Ответ последовал из века XX. Из конца нашего столетия, уже оставившего позади и "отечество трудящихся всех стран", и гитлеровское "жизненное пространство" и, кажется, близкого к тому, чтобы изгнать из лексикона слово "сверхдержавы". Но значит ли это (плюс многое другое в этом ряду), что время истории и впрямь на исходе? И недостижимость единственного единства, чье имя — человечество, со столь страшной силой выперла наружу, что не замечать ее было бы по меньшей мере легкомыслием?

Впрочем, сама по себе недостижимость — полбеды и даже вовсе не беда. Ибо частичность, неполнота воплощения замысла, свалившего за века множество межевых знаков, являла и источник его беспримерной энергии и возрождаемости из пепла "очередных" катастроф. Но, видно, исчерпан и ресурс неосуществимости.

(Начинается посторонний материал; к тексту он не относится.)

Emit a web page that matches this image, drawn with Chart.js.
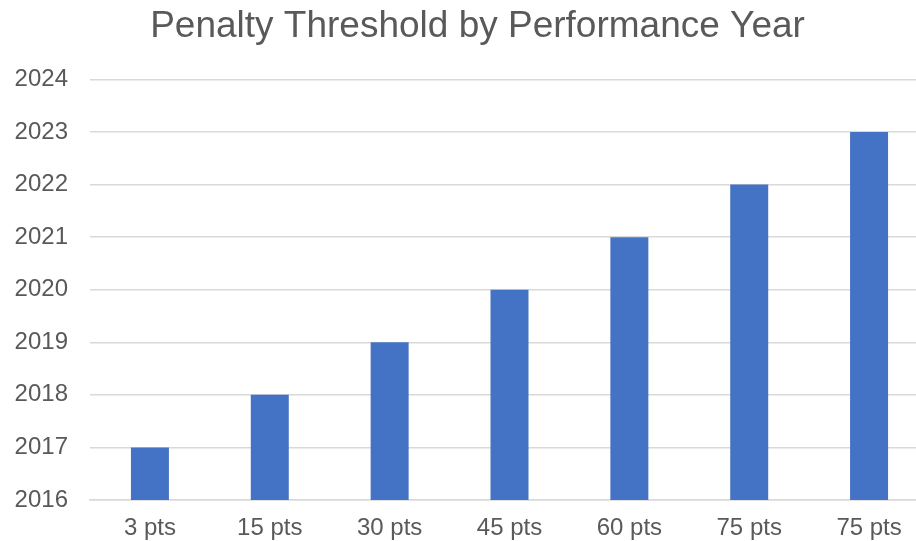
<!DOCTYPE html>
<html>
<head>
<meta charset="utf-8">
<script src="https://cdn.jsdelivr.net/npm/chart.js@4"></script>
<style>
  html, body { margin: 0; padding: 0; background: #fff; overflow: hidden; }
  #clip { width: 916px; height: 541px; overflow: hidden; position: relative; }
  /* the original plot runs past the right edge, so the canvas is wider than the view */
  #wrap { width: 966px; height: 541px; }
</style>
</head>
<body>
<div id="clip"><div id="wrap"><canvas id="chart"></canvas></div></div>
<script>
// penalty threshold chart
const categories = ["3 pts", "15 pts", "30 pts", "45 pts", "60 pts", "75 pts", "75 pts"];
const years = [2017, 2018, 2019, 2020, 2021, 2022, 2023];
const yMin = 2016;
const yMax = 2024;

const grey = "#595959";

// nudge the title a little to the right, as in the original
const titleNudge = {
  id: "titleNudge",
  afterLayout(chart) {
    if (chart.titleBlock) chart.titleBlock.left += 12;
  }
};

new Chart(document.getElementById("chart"), {
  type: "bar",
  data: {
    labels: categories,
    datasets: [{
      label: "Performance Year",
      data: years,
      backgroundColor: "#4472C4",
      categoryPercentage: 1,
      barPercentage: 0.317
    }]
  },
  options: {
    responsive: true,
    maintainAspectRatio: false,
    animation: false,
    layout: { padding: { left: 14, right: 37, top: 0, bottom: 0 } },
    plugins: {
      legend: { display: false },
      tooltip: { enabled: false },
      title: {
        display: true,
        text: "Penalty Threshold by Performance Year",
        color: grey,
        font: { family: "Liberation Sans", size: 37, weight: "normal" },
        padding: { top: 5, bottom: 30 }
      }
    },
    scales: {
      x: {
        grid: { display: false, drawTicks: false },
        border: { color: "#d9d9d9", width: 1.5 },
        ticks: {
          color: grey,
          font: { family: "Liberation Sans", size: 24 },
          padding: 14
        },
        afterFit: s => { s.height = 41; }
      },
      y: {
        min: yMin,
        max: yMax,
        grid: { color: "#d9d9d9", lineWidth: 1.5, drawTicks: false },
        border: { display: false },
        ticks: {
          stepSize: 1,
          color: grey,
          font: { family: "Liberation Sans", size: 24 },
          padding: 22,
          callback: v => String(v)
        },
        afterFit: s => { s.width = 76; }
      }
    }
  },
  plugins: [titleNudge]
});
</script>
</body>
</html>
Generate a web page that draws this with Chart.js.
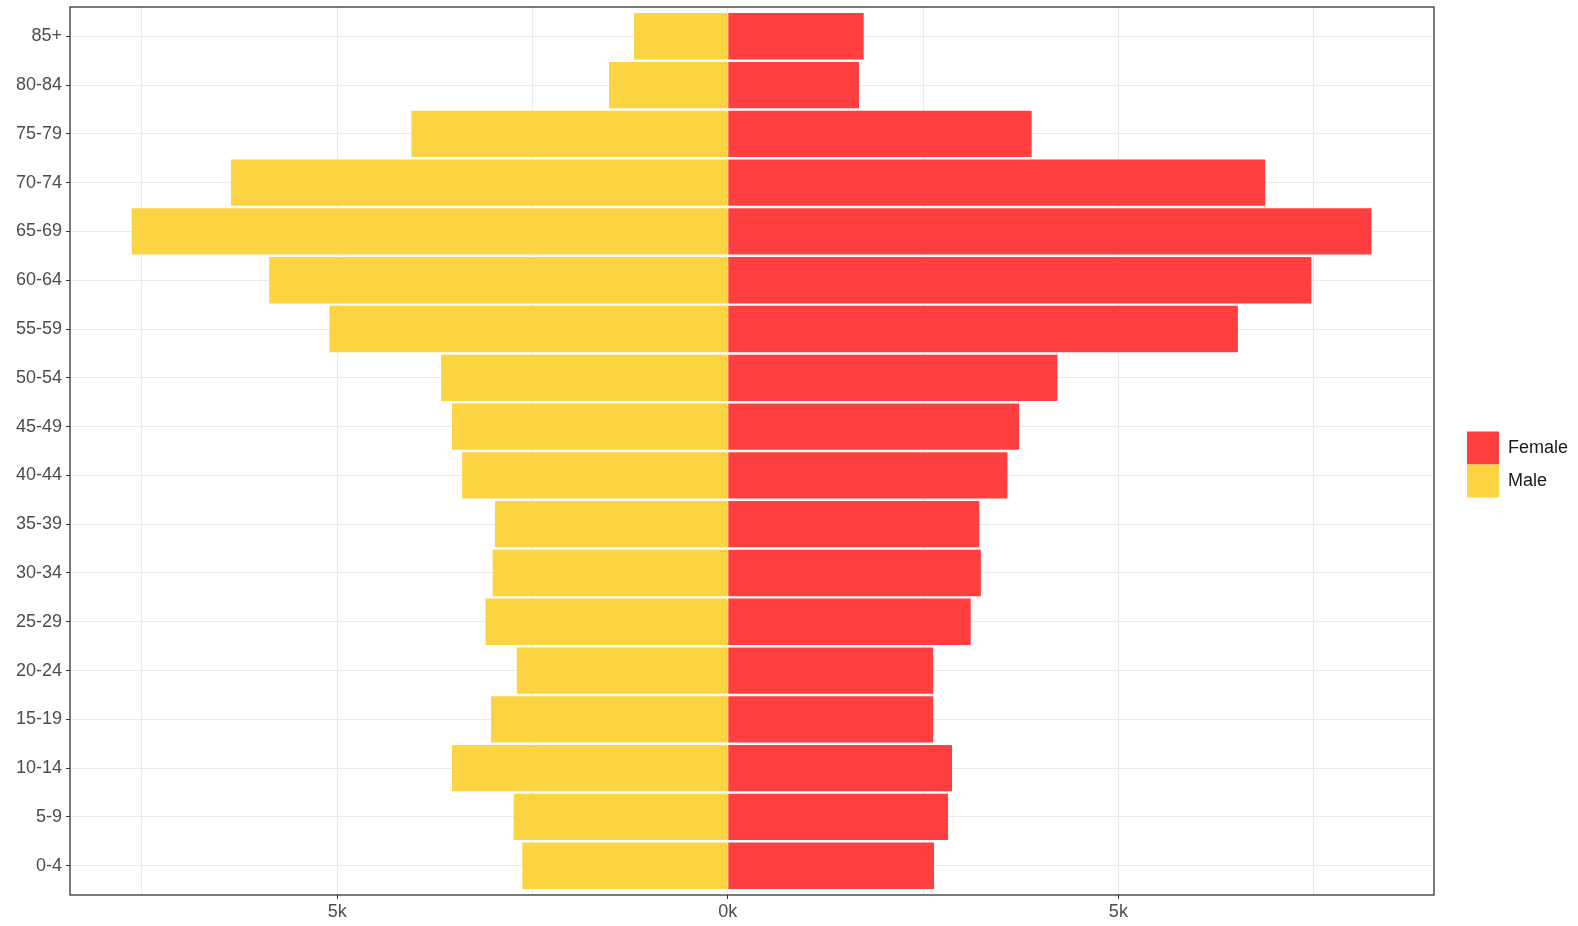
<!DOCTYPE html>
<html>
<head>
<meta charset="utf-8">
<script src="https://cdn.jsdelivr.net/npm/chart.js@4.4.1/dist/chart.umd.min.js"></script>
<style>
  html, body { margin: 0; padding: 0; background: #fff; }
  #wrap { width: 1578px; height: 926px; }
</style>
</head>
<body>
<div id="wrap"><canvas id="pyramid" width="1578" height="926"></canvas></div>
<script>
// Age groups, bottom to top
const ageGroups = ['0-4', '5-9', '10-14', '15-19', '20-24', '25-29', '30-34', '35-39',
  '40-44', '45-49', '50-54', '55-59', '60-64', '65-69', '70-74', '75-79', '80-84', '85+'];

// Counts (male drawn to the left)
const femaleCounts = [2640, 2820, 2870, 2630, 2630, 3110, 3240, 3220,
  3580, 3730, 4220, 6530, 7470, 8240, 6880, 3890, 1680, 1740];
const maleCounts = [2630, 2740, 3530, 3030, 2700, 3100, 3010, 2980,
  3400, 3530, 3670, 5100, 5870, 7630, 6360, 4050, 1520, 1200];

// x axis ticks (minor ones unlabelled)
const xTickValues = [-7500, -5000, -2500, 0, 2500, 5000, 7500];
const xTickLabels = ['', '5k', '', '0k', '', '5k', ''];

const FONT = "'Liberation Sans', Arial, sans-serif";

// panel border like ggplot's theme_bw
const panelBorder = {
  id: 'panelBorder',
  afterDatasetsDraw(chart) {
    const a = chart.chartArea;
    const ctx = chart.ctx;
    ctx.save();
    ctx.strokeStyle = '#333333';
    ctx.lineWidth = 1.3;
    ctx.strokeRect(a.left, a.top, a.right - a.left, a.bottom - a.top);
    ctx.restore();
  }
};

function init() {
  const ctx = document.getElementById('pyramid').getContext('2d');

  new Chart(ctx, {
    type: 'bar',
    data: {
      datasets: [
        {
          label: 'Female',
          data: femaleCounts.map((v, i) => ({ x: v, y: i + 1 })),
          backgroundColor: '#ff3f3f',
          borderWidth: 0
        },
        {
          label: 'Male',
          data: maleCounts.map((v, i) => ({ x: -v, y: i + 1 })),
          backgroundColor: '#fcd442',
          borderWidth: 0
        }
      ]
    },
    options: {
      indexAxis: 'y',
      responsive: false,
      animation: false,
      categoryPercentage: 1,
      barPercentage: 0.95,
      layout: { padding: { top: 7, bottom: 4, left: 0, right: 0 } },
      plugins: {
        legend: {
          position: 'right',
          labels: {
            boxWidth: 32,
            boxHeight: 33,
            padding: 0,
            color: '#1a1a1a',
            font: { family: FONT, size: 18 }
          }
        },
        tooltip: { enabled: false }
      },
      scales: {
        x: {
          type: 'linear',
          stacked: true,
          min: -8420,
          max: 9040,
          afterBuildTicks: s => { s.ticks = xTickValues.map(v => ({ value: v })); },
          afterFit: s => { s.height = 27; },
          border: { display: false },
          grid: {
            color: '#ebebeb',
            lineWidth: 1,
            tickLength: 4,
            tickColor: c => (xTickLabels[c.index] ? '#333333' : 'rgba(0,0,0,0)')
          },
          ticks: {
            autoSkip: false,
            maxRotation: 0,
            padding: 2,
            color: '#4d4d4d',
            font: { family: FONT, size: 18 },
            callback: (v, i) => xTickLabels[i]
          }
        },
        y: {
          type: 'linear',
          stacked: true,
          offset: false,
          min: 0.4,
          max: ageGroups.length + 0.6,
          afterBuildTicks: s => { s.ticks = ageGroups.map((g, i) => ({ value: i + 1 })); },
          afterFit: s => { s.width = 70; s.paddingTop = 0; s.paddingBottom = 0; },
          border: { display: false },
          grid: {
            offset: false,
            color: '#ebebeb',
            lineWidth: 1,
            tickLength: 4,
            tickColor: '#333333'
          },
          ticks: {
            autoSkip: false,
            padding: 4,
            color: '#4d4d4d',
            font: { family: FONT, size: 18 },
            callback: v => ageGroups[v - 1]
          }
        },
        // spacer between the panel and the legend
        gap: {
          type: 'linear',
          position: 'right',
          display: true,
          afterFit: s => { s.width = 33; },
          border: { display: false },
          grid: { display: false },
          ticks: { display: false }
        }
      }
    },
    plugins: [panelBorder]
  });
}

init();
</script>
</body>
</html>
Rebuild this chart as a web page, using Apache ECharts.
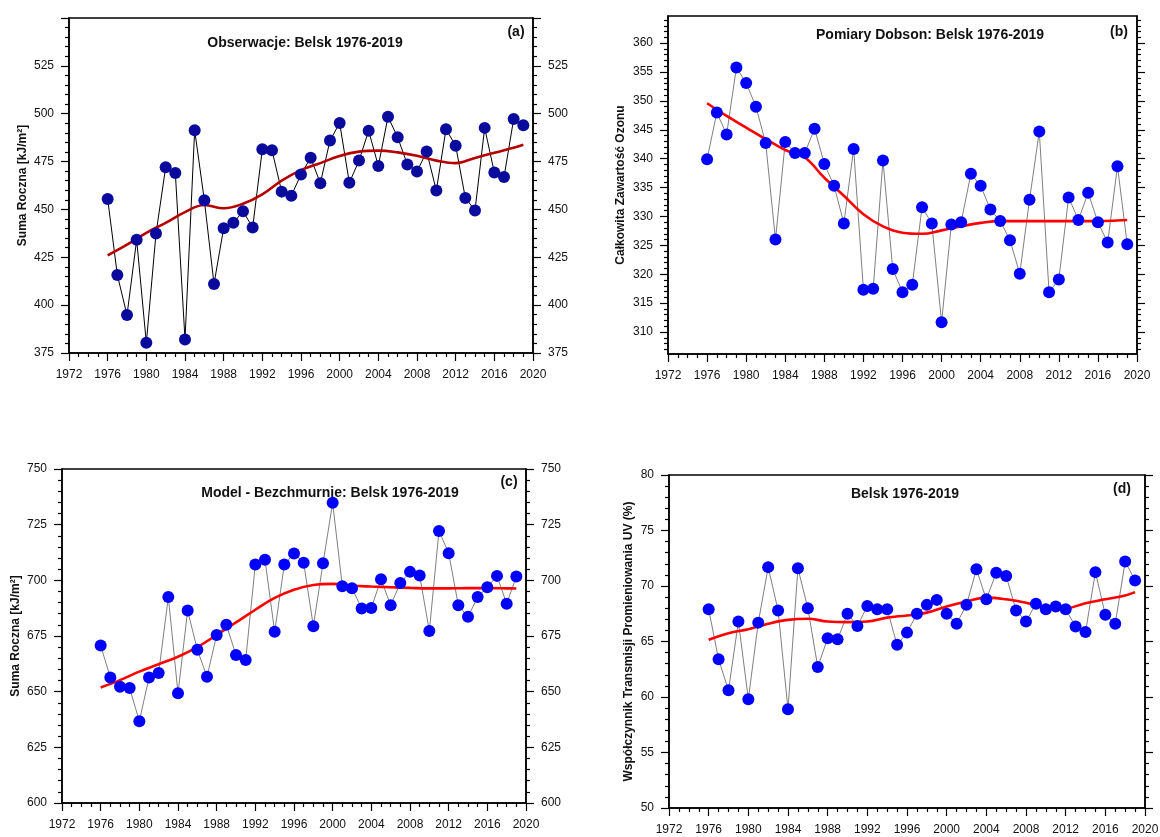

Это как-то неуклюже выговаривается, но при тщательном рассмотрении едва ли не все из современных напастей окажутся в свете этой сомнительной (в себе сомневающейся) метафизики менее "темными" и более разговорчивыми.

Наш сюжет как раз из таковых.

9.

Итак, конвергенция или Мир миров? Учебниковая история воспроизводит (и то в лучшем случае) маршрут-стрелу — планетарное шествие человеческого Я. А не-Я состоит у нее в зигзагах, экзотических руинах, в играх нечистых сил, то и дело возносящих вверх всякого рода супостатов.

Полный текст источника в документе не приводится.